Correlate on a Single Timeline: The crucial step is ingesting all this data into a single platform that allows you to visualize it against a common axis: time. When a network traffic spike, a server CPU spike, and an application error spike all happen at the exact same moment, you have moved from correlation to causation. The data tells a clear, undeniable story.
The Engineer of the Future: From Specialist to System Thinker
This new, unified world requires a new kind of engineer. Deep specialization in networking will always be valuable, but it is no longer enough. To thrive, we must evolve from being layer-specific specialists to becoming cross-functional system thinkers.
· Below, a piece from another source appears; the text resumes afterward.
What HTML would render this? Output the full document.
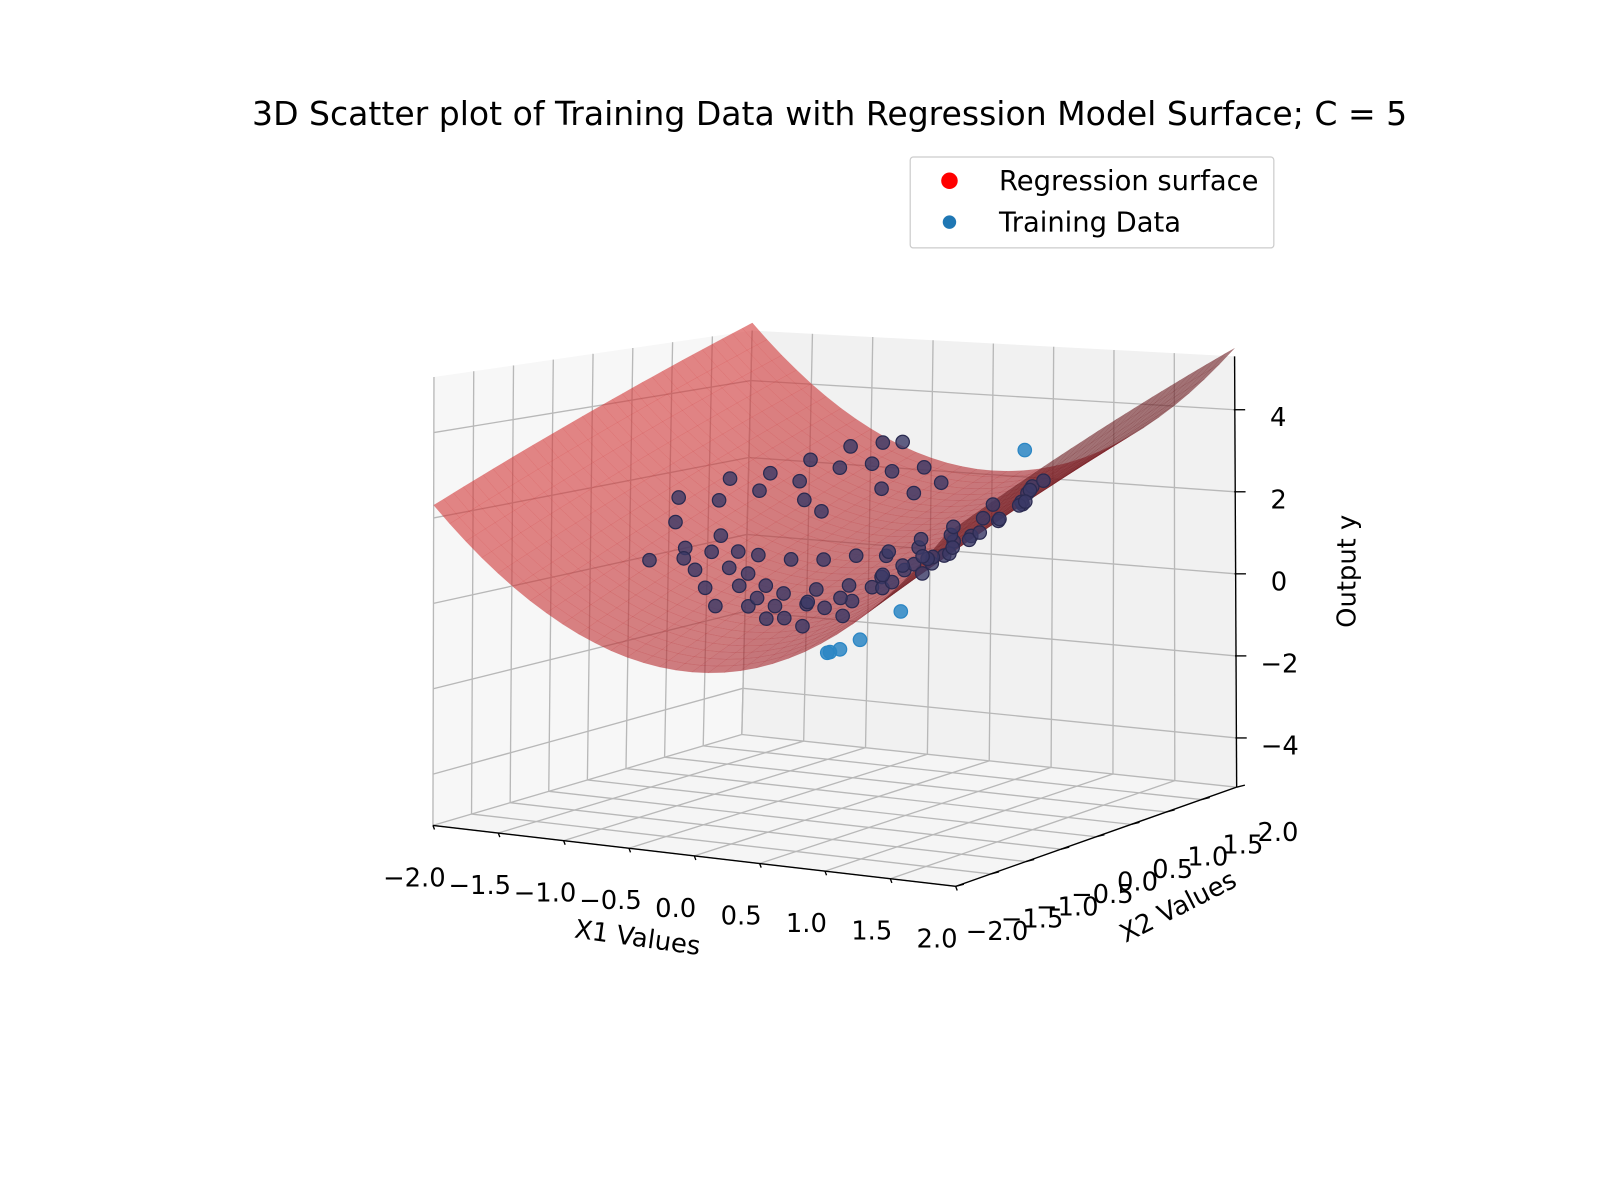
<!DOCTYPE html>
<html><head><meta charset="utf-8"><style>
html,body{margin:0;padding:0;background:#fff;}
svg{display:block;font-family:"DejaVu Sans","Liberation Sans",sans-serif;}
</style></head><body>
<svg id="chart" width="1620" height="1188" viewBox="0 0 1568 1150" xmlns="http://www.w3.org/2000/svg">
<rect width="1568" height="1150" fill="#fff"/>
<text x="803" y="121" font-size="32" text-anchor="middle" fill="#000">3D Scatter plot of Training Data with Regression Model Surface; C = 5</text>
<g id="panes"></g>
<g id="grid"></g>
<g id="surface"></g>
<g id="pts-back"></g>
<g id="pts-front"></g>
<g id="axes"></g>
<text x="617" y="916" font-size="25" text-anchor="middle" transform="rotate(8 617 908)">X1 Values</text>
<text x="1140" y="886" font-size="25" text-anchor="middle" transform="rotate(-27 1140 877)">X2 Values</text>
<text x="1312" y="553" font-size="25" text-anchor="middle" transform="rotate(-90 1312 553)">Output y</text>
<g>
<rect x="881" y="152" width="352" height="88" rx="3" fill="#fff" stroke="#ccc" stroke-width="1.2"/>
<circle cx="919" cy="175" r="8" fill="#ff0000"/>
<text x="967" y="184" font-size="26.5">Regression surface</text>
<circle cx="919" cy="215" r="6.5" fill="#1f77b4"/>
<text x="967" y="224" font-size="26.5">Training Data</text>
</g>
</svg>
<script>
const x1Vals=[-0.8,-0.6,-0.5,-0.4,-0.3,-0.7,-0.2,-0.1,0.0,0.1,-0.9,-1.0,-1.1,-1.2,-0.6,-0.4,0.2,-0.3,
-0.8,-0.6,-0.4,-0.2,0.0,0.2,0.4,0.6,0.8,1.0,1.1,1.2,0.9,0.7,0.5,0.3,0.1,-0.1,-0.3,-0.5,-0.7,-0.9,-1.0,-1.1,-1.2,-1.3,
0.2,0.4,0.6,0.8,1.0,1.2,0.5,0.7,0.9,1.1,0.3,0.5,0.7,0.9,1.1,1.05,1.15,1.0,0.8,0.6,0.4,0.2,0.0,-0.2,-0.4,-0.6,1.25,1.15,1.05,0.95,0.85,0.75,0.65,0.55,0.45,0.35,0.15,-0.05,-0.25,-0.45,-0.65,-0.85,-0.95,1.1,1.15,1.3,
0.75,0.7,0.85,0.65,1.0,1.0];
const x2Vals=[0.9,1.1,0.8,1.2,0.9,0.6,1.0,0.7,1.1,0.8,0.4,0.7,0.2,0.5,0.5,0.4,1.0,1.3,
-0.6,-0.8,-1.0,-0.9,-1.0,-0.8,-0.9,-0.6,-0.5,-0.3,-0.1,0.1,0.0,-0.2,-0.3,-0.4,-0.5,-0.6,-0.5,-0.4,-0.2,-0.1,-0.4,-0.7,-0.2,0.0,
-1.1,-1.2,-1.0,-0.8,-0.6,-0.3,-0.7,-0.5,-0.3,-0.4,0.1,0.2,0.3,0.4,0.6,0.75,0.5,0.9,0.7,0.5,0.4,0.3,0.2,0.1,0.0,-0.1,0.3,0.2,0.1,-0.1,-0.2,-0.1,0.0,-0.1,-0.2,-0.6,-0.7,-0.8,-0.7,-0.6,-0.4,-0.3,-0.5,0.7,0.8,0.3,
-1.3,-1.35,-1.2,-1.3,-0.9,0.8];
const yVals=[2.6,2.9,2.5,3.0,2.6,2.2,2.4,2.1,2.5,2.0,2.0,2.3,1.8,2.2,1.8,1.6,2.2,3.0,
0.5,0.2,-0.1,-0.1,-0.3,0.0,0.0,0.4,0.8,1.1,1.5,1.8,1.3,0.8,0.5,0.3,0.2,0.1,0.2,0.4,0.8,1.1,0.9,0.7,1.4,1.9,
-0.2,-0.3,-0.1,0.5,0.8,1.5,0.1,0.5,0.9,1.2,0.8,1.0,1.3,1.7,2.0,2.2,2.1,2.3,1.9,1.4,1.1,0.8,0.7,0.6,0.6,0.7,2.1,1.8,1.5,1.2,1.0,0.9,0.9,0.7,0.5,0.1,0.0,-0.1,0.0,0.2,0.5,0.8,0.7,2.3,2.5,2.2,
-0.7,-0.75,-0.5,-0.8,0.05,3.2];
const x1Ticks=[-2,-1.5,-1,-0.5,0,0.5,1,1.5,2];
const x2Ticks=[-2,-1.5,-1,-0.5,0,0.5,1,1.5,2];
const zTicks=[-4,-2,0,2,4];
const surfCoef=[0.85,0.8,0.5]; // y = a*x1^2 + b*x2 + c

const ZMIN=-5.2,ZMAX=5.3;
const C={b000:[419,799],b100:[925,858],b010:[718,711],b110:[1197,762],
 t000:[420,365],t100:[912,381],t010:[728,320],t110:[1195,345]};
function lerp(a,b,t){return [a[0]+(b[0]-a[0])*t,a[1]+(b[1]-a[1])*t];}
function proj(x1,x2,z){
 const u=(x1+2)/4,v=(x2+2)/4,w=(z-ZMIN)/(ZMAX-ZMIN);
 const bf=lerp(C.b000,C.b100,u),bb=lerp(C.b010,C.b110,u),b=lerp(bf,bb,v);
 const tf=lerp(C.t000,C.t100,u),tb=lerp(C.t010,C.t110,u),t=lerp(tf,tb,v);
 return lerp(b,t,w);
}
function surf(a,b){return surfCoef[0]*a*a+surfCoef[1]*b+surfCoef[2];}
const NS='http://www.w3.org/2000/svg';
function mk(tag,attrs,parent){const e=document.createElementNS(NS,tag);for(const k in attrs)e.setAttribute(k,attrs[k]);parent.appendChild(e);return e;}
function pts(arr){return arr.map(p=>p[0].toFixed(1)+','+p[1].toFixed(1)).join(' ');}

const panes=document.getElementById('panes');
let e=mk('polygon',{points:pts([proj(-2,-2,ZMIN),proj(-2,2,ZMIN),proj(-2,2,ZMAX),proj(-2,-2,ZMAX)]),fill:'#f7f7f7'},panes);


e=mk('polygon',{points:pts([proj(-2,2,ZMIN),proj(2,2,ZMIN),proj(2,2,ZMAX),proj(-2,2,ZMAX)]),fill:'#f1f1f1'},panes);


e=mk('polygon',{points:pts([proj(-2,-2,ZMIN),proj(2,-2,ZMIN),proj(2,2,ZMIN),proj(-2,2,ZMIN)]),fill:'#f5f5f5'},panes);



const grid=document.getElementById('grid');
function gl(a,b,name){const l=mk('line',{x1:a[0],y1:a[1],x2:b[0],y2:b[1],stroke:'#b8b8b8','stroke-width':1.3},grid);
 
 }
x1Ticks.forEach(t=>{gl(proj(t,-2,ZMIN),proj(t,2,ZMIN),'floor-grid-x1');gl(proj(t,2,ZMIN),proj(t,2,ZMAX),'back-grid-x1');});
x2Ticks.forEach(t=>{gl(proj(-2,t,ZMIN),proj(2,t,ZMIN),'floor-grid-x2');gl(proj(-2,t,ZMIN),proj(-2,t,ZMAX),'left-grid-x2');});
zTicks.forEach(t=>{gl(proj(-2,-2,t),proj(-2,2,t),'left-grid-z');gl(proj(-2,2,t),proj(2,2,t),'back-grid-z');});

const sg=document.getElementById('surface');
const N=32,quads=[];
for(let i=0;i<N;i++)for(let j=0;j<N;j++){
 const a0=-2+4*i/N,a1=-2+4*(i+1)/N,b0=-2+4*j/N,b1=-2+4*(j+1)/N;
 const P=[proj(a0,b0,surf(a0,b0)),proj(a1,b0,surf(a1,b0)),proj(a1,b1,surf(a1,b1)),proj(a0,b1,surf(a0,b1))];
 let area=0;for(let k=0;k<4;k++){const p=P[k],q=P[(k+1)%4];area+=p[0]*q[1]-q[0]*p[1];}
 const slope=2*surfCoef[0]*(a0+a1)/2;
 quads.push({P,depth:(b0+b1)/2,area,slope});
}
quads.sort((p,q)=>q.depth-p.depth);
quads.forEach(q=>{
 let col;
 if(q.area>0){col='rgb(110,30,35)';}
 else{const s=Math.max(0,Math.min(1,(q.slope+3)/6));const r=Math.round(210-70*s),g=Math.round(55-30*s),b=Math.round(55-20*s);col='rgb('+r+','+g+','+b+')';}
 const pg=mk('polygon',{points:pts(q.P),fill:col,'fill-opacity':0.6,stroke:col,'stroke-opacity':0.25,'stroke-width':0.4},sg);
 
 
});

const back=document.getElementById('pts-back'),front=document.getElementById('pts-front');
for(let i=0;i<x1Vals.length;i++){
 const p=proj(x1Vals[i],x2Vals[i],yVals[i]);
 const isFront=(yVals[i]-surf(x1Vals[i],x2Vals[i]))<-0.5||yVals[i]>3.1;
 const c=mk('circle',{cx:p[0].toFixed(1),cy:p[1].toFixed(1),r:6.5,fill:isFront?'#2b86c4':'#3b3a66','fill-opacity':isFront?0.85:0.8,stroke:isFront?'#2b86c4':'#2a2a50','stroke-width':1.2},isFront?front:back);
 
 
}

const ax=document.getElementById('axes');
function al(a,b,name){const l=mk('line',{x1:a[0],y1:a[1],x2:b[0],y2:b[1],stroke:'#000','stroke-width':1.3},ax);
 
 }
function tx(p,s,name,anchor){const t=mk('text',{x:p[0].toFixed(1),y:p[1].toFixed(1),'font-size':25,'text-anchor':anchor||'middle'},ax);t.textContent=s;
 
 }
function fmt(v){return (v<0?'\u2212':'')+Math.abs(v).toFixed(1);}
al(proj(-2,-2,ZMIN),proj(2,-2,ZMIN),'x1-axis-line');
al(proj(2,-2,ZMIN),proj(2,2,ZMIN),'x2-axis-line');
al(proj(2,2,ZMIN),proj(2,2,ZMAX),'z-axis-line');
x1Ticks.forEach(t=>{const p=proj(t,-2,ZMIN);al(p,[p[0]+1.5,p[1]+4],'x1-tick');tx([p[0]-18,p[1]+59],fmt(t),'x1-tick-label');});
x2Ticks.forEach(t=>{const p=proj(2,t,ZMIN);al(p,[p[0]+8,p[1]-2],'x2-tick');tx([p[0]+40,p[1]+52],fmt(t),'x2-tick-label');});
zTicks.forEach(t=>{const p=proj(2,2,t);al([p[0]-1,p[1]],[p[0]+10,p[1]],'z-tick');tx([p[0]+42,p[1]+16],t<0?'\u2212'+Math.abs(t):String(t),'z-tick-label','middle');});
</script>
</body></html>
A system thinker doesn't just ask "Is the network healthy?" They ask "How is the network's behavior impacting the application, and how is the application's behavior impacting the network?" They are data detectives, comfortable navigating different datasets to find the thread that connects them all. The skills required for this evolution are clear:
- API Fluency: To gather data from any source.
- Data Analysis Mindset: The curiosity to ask "why" and the ability to use query tools to find the answer.
Collaboration: The ability to speak the language of other teams because you can see and understand their data.
Conclusion: Your Journey Starts Now
Our three-part journey is complete. We've witnessed the end of the traditional monitoring era, navigated the API revolution, and broken through the data silos to achieve true, unified observability. We have moved from simply watching the network to understanding the entire system.
This transformation is a significant challenge, but it is also the single greatest opportunity for infrastructure and network engineers today. It is a chance to elevate our role from being guardians of infrastructure to becoming indispensable investigators who can solve the most complex performance mysteries. The data is there. The tools are here. Your journey to becoming a system thinker starts now.